Crunchfish, a Swedish app company, has built software for mobile phones that turns the phone’s camera into a mouse. It allows the phone’s front-facing camera to track a person’s hand movements so he or she doesn’t have to touch the screen. As someone who surfs the web on her handset while eating Chex Mix, this might come in handy (and keep my phone cleaner). It’s also useful for folks wearing gloves.

The Crunchfish gesture control engine also allows for 3-D manipulation of content, although I’m not really able to picture how that works on a flat screen. The software is just a prototype at the moment, and it sounds like handset manufacturers will have to elect to integrate the gesture control with Crunchfish’s existing 3-D rendering engine for cell phones, in order to give developers a chance to take advantage of the motion-control (especially the 3-D part).

Crunchfish isn’t the only one trying to figure out a gesture-controlled UI, and its decision to go after phones seems a bit off. However, as phones get front-facing cameras and have more processing power, the ability to track movements and turn them into commands for the phone could be useful. Samsung has also filed a patent on the topic and a company called Eyesight is trying to bring gesture-controls to tablets.

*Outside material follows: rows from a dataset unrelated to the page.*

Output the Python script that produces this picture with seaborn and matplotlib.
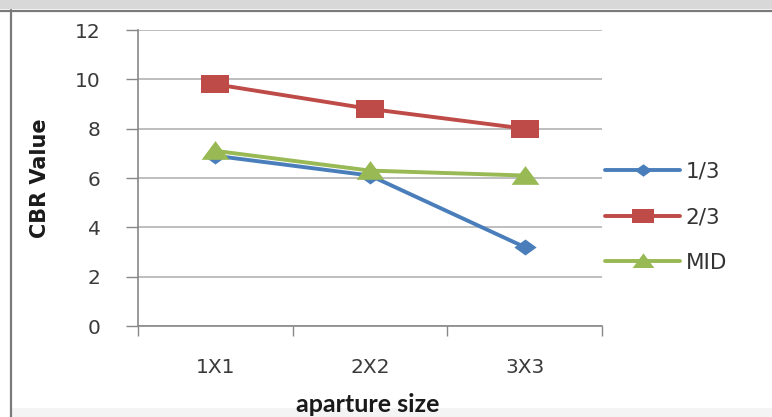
import matplotlib
matplotlib.use("Agg")
import matplotlib.pyplot as plt
from matplotlib.patches import Rectangle
import seaborn as sns
import pandas as pd

# Chart data
categories = ["1X1", "2X2", "3X3"]
series_names = ["1/3", "2/3", "MID"]
values_one_third = [6.9, 6.1, 3.2]
values_two_third = [9.8, 8.8, 8.0]
values_mid = [7.1, 6.3, 6.1]
y_ticks = [0, 2, 4, 6, 8, 10, 12]

colors = {"1/3": "#4A7EBB", "2/3": "#BE4B48", "MID": "#98B954"}
# wide, flat marker shapes
markers = {
    "1/3": [(-1, 0), (0, 0.72), (1, 0), (0, -0.72), (-1, 0)],
    "2/3": [(-1, -0.68), (1, -0.68), (1, 0.68), (-1, 0.68), (-1, -0.68)],
    "MID": [(-1, -0.6), (1, -0.6), (0, 0.75), (-1, -0.6)],
}
marker_sizes = {"1/3": 16, "2/3": 20, "MID": 20}

df = pd.DataFrame({
    "aparture size": categories * 3,
    "CBR Value": values_one_third + values_two_third + values_mid,
    "series": [series_names[0]] * 3 + [series_names[1]] * 3 + [series_names[2]] * 3,
})
df["x"] = df["aparture size"].map({c: i for i, c in enumerate(categories)})

sns.set_style("white")
plt.rcParams["font.family"] = ["DejaVu Sans"]

W, H = 772, 417
fig = plt.figure(figsize=(W / 100, H / 100), dpi=100)
fig.patch.set_facecolor("white")

# outer frame of the chart area
fig.add_artist(Rectangle((0, 1 - 9 / H), 1, 9 / H, transform=fig.transFigure,
                         facecolor="#d8d8d8", edgecolor="none", zorder=0))
fig.add_artist(Rectangle((11 / W, 0), 1, 9 / H, transform=fig.transFigure,
                         facecolor="#f4f4f4", edgecolor="none", zorder=0))
fig.add_artist(plt.Line2D([0, 1], [1 - 10.5 / H, 1 - 10.5 / H], transform=fig.transFigure,
                          color="#7a7a7a", lw=1.6))
fig.add_artist(plt.Line2D([10.5 / W, 10.5 / W], [0, 1 - 10 / H], transform=fig.transFigure,
                          color="#7a7a7a", lw=1.6))

left, right, top, bottom = 138, 602, 30, 326
ax = fig.add_axes([left / W, 1 - bottom / H, (right - left) / W, (bottom - top) / H])

for name in series_names:
    sub = df[df["series"] == name]
    sns.lineplot(data=sub, x="x", y="CBR Value", ax=ax, color=colors[name],
                 marker=markers[name], markersize=marker_sizes[name],
                 markeredgewidth=0, linewidth=2.8, label=name, zorder=3)

ax.set_xlim(-0.5, 2.5)
ax.set_ylim(0, 12)
ax.set_yticks(y_ticks)
ax.set_yticklabels([str(t) for t in y_ticks], fontsize=14.5, color="#3a3a3a")
ax.set_xticks(range(len(categories)))
ax.set_xticklabels(categories, fontsize=14.5, color="#3a3a3a")
ax.tick_params(axis="x", length=0, pad=23)
ax.tick_params(axis="y", length=9, width=1, color="#888888", direction="out", pad=18, left=True)

# category boundary ticks on the x axis
ax.set_xticks([-0.5, 0.5, 1.5, 2.5], minor=True)
ax.tick_params(axis="x", which="minor", length=7, width=1, color="#888888", direction="out", bottom=True)

ax.grid(axis="y", color="#b3b3b3", linewidth=1.2)
ax.grid(axis="x", visible=False)
ax.set_axisbelow(True)
for s in ["top", "right"]:
    ax.spines[s].set_visible(False)
for s in ["left", "bottom"]:
    ax.spines[s].set_color("#888888")
    ax.spines[s].set_linewidth(1.2)

ax.set_xlabel("aparture size", fontsize=18, fontweight="bold", family="Lato", color="#1a1a1a")
ax.xaxis.set_label_coords(0.496, -0.265)
ax.xaxis.label.set_va("center")
ax.set_ylabel("CBR Value", fontsize=15, fontweight="bold", family="Liberation Sans Narrow",
              color="#1a1a1a")
ax.yaxis.set_label_coords(-0.211, 0.5)
ax.yaxis.label.set_va("center")

leg = ax.legend(loc="center left", bbox_to_anchor=(0.988, 0.368), frameon=False,
                fontsize=15.5, handlelength=3.5, labelspacing=1.2, handletextpad=0.25,
                borderaxespad=0)
for t in leg.get_texts():
    t.set_color("#333333")
for h, name in zip(leg.legend_handles, series_names):
    h.set_markersize(marker_sizes[name] * 0.78)

fig.savefig("out.png", dpi=100)
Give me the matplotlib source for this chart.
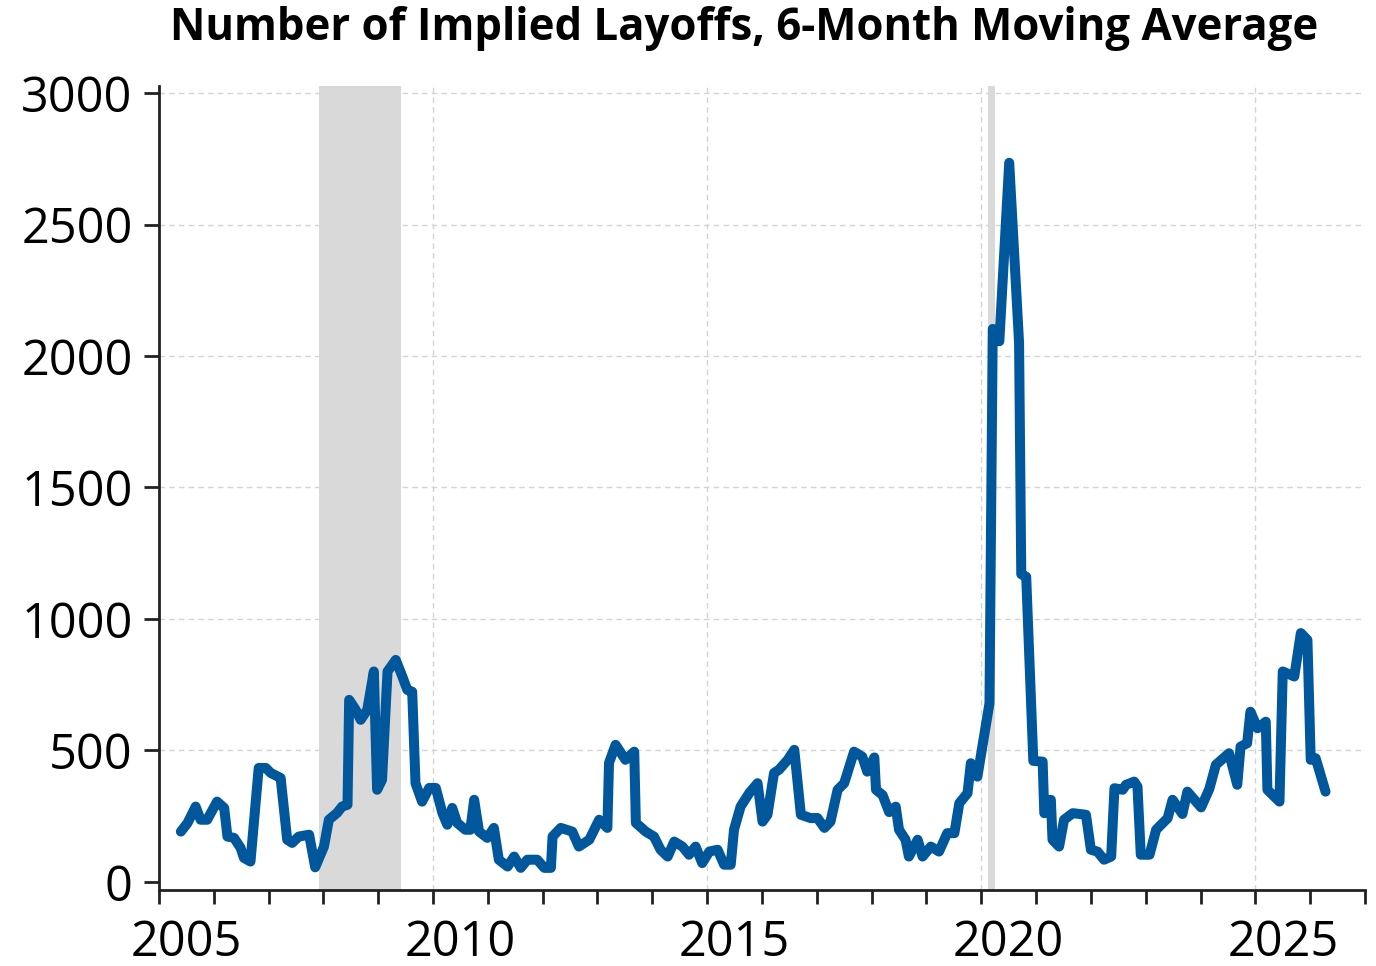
import matplotlib
matplotlib.use("Agg")
import matplotlib.pyplot as plt
from matplotlib.ticker import MultipleLocator

plt.rcParams['font.family'] = ['Open Sans', 'DejaVu Sans']

# decimal year of each point
dates = [2005.40, 2005.52, 2005.67, 2005.76, 2005.88, 2006.06, 2006.19, 2006.25, 2006.37, 2006.49,
         2006.55, 2006.67, 2006.82, 2006.95, 2007.04, 2007.22, 2007.34, 2007.43, 2007.55, 2007.74,
         2007.85, 2008.01, 2008.10, 2008.25, 2008.34, 2008.44, 2008.47, 2008.59, 2008.68, 2008.80,
         2008.92, 2008.98, 2009.07, 2009.17, 2009.32, 2009.44, 2009.53, 2009.62, 2009.68, 2009.80,
         2009.93, 2010.05, 2010.17, 2010.26, 2010.35, 2010.44, 2010.59, 2010.68, 2010.75, 2010.84,
         2010.99, 2011.11, 2011.20, 2011.36, 2011.48, 2011.60, 2011.72, 2011.90, 2012.03, 2012.15,
         2012.18, 2012.33, 2012.54, 2012.66, 2012.85, 2013.03, 2013.18, 2013.21, 2013.33, 2013.51,
         2013.67, 2013.70, 2013.88, 2014.03, 2014.15, 2014.28, 2014.40, 2014.55, 2014.67, 2014.79,
         2014.91, 2015.04, 2015.19, 2015.31, 2015.43, 2015.49, 2015.61, 2015.77, 2015.92, 2016.01,
         2016.10, 2016.22, 2016.31, 2016.47, 2016.59, 2016.71, 2016.89, 2017.01, 2017.14, 2017.25,
         2017.38, 2017.50, 2017.68, 2017.83, 2017.92, 2018.05, 2018.08, 2018.20, 2018.32, 2018.44,
         2018.50, 2018.62, 2018.68, 2018.84, 2018.93, 2019.08, 2019.23, 2019.38, 2019.51, 2019.60,
         2019.75, 2019.81, 2019.93, 2020.02, 2020.15, 2020.21, 2020.33, 2020.51, 2020.69, 2020.73,
         2020.82, 2020.95, 2021.12, 2021.15, 2021.27, 2021.30, 2021.42, 2021.51, 2021.67, 2021.91,
         2022.00, 2022.12, 2022.24, 2022.37, 2022.43, 2022.58, 2022.64, 2022.79, 2022.85, 2022.91,
         2023.07, 2023.19, 2023.31, 2023.40, 2023.49, 2023.67, 2023.76, 2023.89, 2024.01, 2024.16,
         2024.28, 2024.52, 2024.67, 2024.73, 2024.85, 2024.91, 2025.04, 2025.19, 2025.22, 2025.44,
         2025.50, 2025.71, 2025.83, 2025.95, 2026.01, 2026.10, 2026.28]

layoffs = [191, 223, 286, 236, 236, 305, 281, 172, 167, 129,
           91, 77, 433, 433, 414, 395, 160, 148, 172, 179,
           55, 134, 236, 262, 286, 293, 692, 654, 616, 654,
           800, 350, 388, 800, 844, 781, 730, 723, 375, 305,
           357, 357, 262, 217, 281, 224, 198, 198, 312, 191,
           167, 205, 84, 58, 96, 53, 84, 84, 53, 53,
           172, 205, 191, 134, 160, 236, 205, 452, 521, 464,
           495, 224, 191, 172, 122, 96, 153, 134, 103, 134,
           71, 115, 122, 65, 65, 198, 286, 338, 375, 229,
           255, 414, 426, 464, 502, 255, 242, 243, 205, 229,
           350, 375, 495, 476, 419, 473, 350, 330, 265, 286,
           198, 160, 96, 160, 96, 134, 115, 185, 185, 299,
           337, 451, 400, 514, 679, 2103, 2056, 2735, 2050, 1170,
           1160, 460, 457, 261, 312, 160, 134, 236, 261, 255,
           122, 115, 84, 96, 356, 350, 369, 381, 362, 103,
           103, 198, 223, 242, 312, 258, 343, 312, 283, 353,
           445, 489, 369, 514, 527, 647, 584, 609, 350, 305,
           800, 781, 946, 920, 464, 470, 343]

recessions = [(2007.92, 2009.42), (2020.12, 2020.26)]

year_labels = ['2005', '2010', '2015', '2020', '2025']

fig = plt.figure(figsize=(13.76, 9.66), dpi=100)
ax = fig.add_axes([0.1155, 0.079, 0.8765, 0.832])

for start, end in recessions:
    ax.axvspan(start, end, color='#d9d9d9', lw=0, zorder=1)

ax.plot(dates, layoffs, color='#00579c', lw=7.2, solid_joinstyle='round',
        solid_capstyle='round', zorder=3)

ax.set_xlim(2005, 2027)
ax.set_ylim(-30, 3027)

# year ticks, labels sit in the middle of the year
ax.xaxis.set_major_locator(MultipleLocator(1))
ax.set_xticklabels([])
ax.set_xticks([int(y) + 0.5 for y in year_labels], minor=True)
ax.set_xticklabels(year_labels, minor=True)
ax.tick_params(axis='x', which='major', length=10, width=2, color='#222222')
ax.tick_params(axis='x', which='minor', length=0, pad=21, labelsize=35)
ax.set_yticks(range(0, 3001, 500))
ax.tick_params(axis='y', length=11, width=2, color='#222222', pad=8, labelsize=35)

for y in range(500, 3001, 500):
    ax.axhline(y, color='#d4d4d4', lw=1, ls=(0, (4, 3)), zorder=0)
for y in range(2010, 2026, 5):
    ax.axvline(y, color='#d4d4d4', lw=1, ls=(0, (4, 3)), zorder=0)

for side in ['top', 'right']:
    ax.spines[side].set_visible(False)
for side in ['left', 'bottom']:
    ax.spines[side].set_linewidth(2)
    ax.spines[side].set_color('#222222')

fig.text(0.5405, 0.971, "Number of Implied Layoffs, 6-Month Moving Average",
         ha='center', va='center', fontsize=31.5, fontweight='bold')

fig.savefig("out.png", dpi=100)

Mobile tech isn’t the only place motion-control research is targeting; televisions are another popular device. GestureTek, Softkinetic and Canesta (which was purchased by Microsoft) are all working in the television space to enable lazy bums like myself to control our TVs from the couch even if we can’t find a remote.

It may have started with Nintendo’s Wii and graduated all the way up to Microsoft’s Kinect, but gesture controls are moving beyond consoles to help us control the myriad devices around us. Crunchfish may sink or swim, but it’s not alone in its ambitions.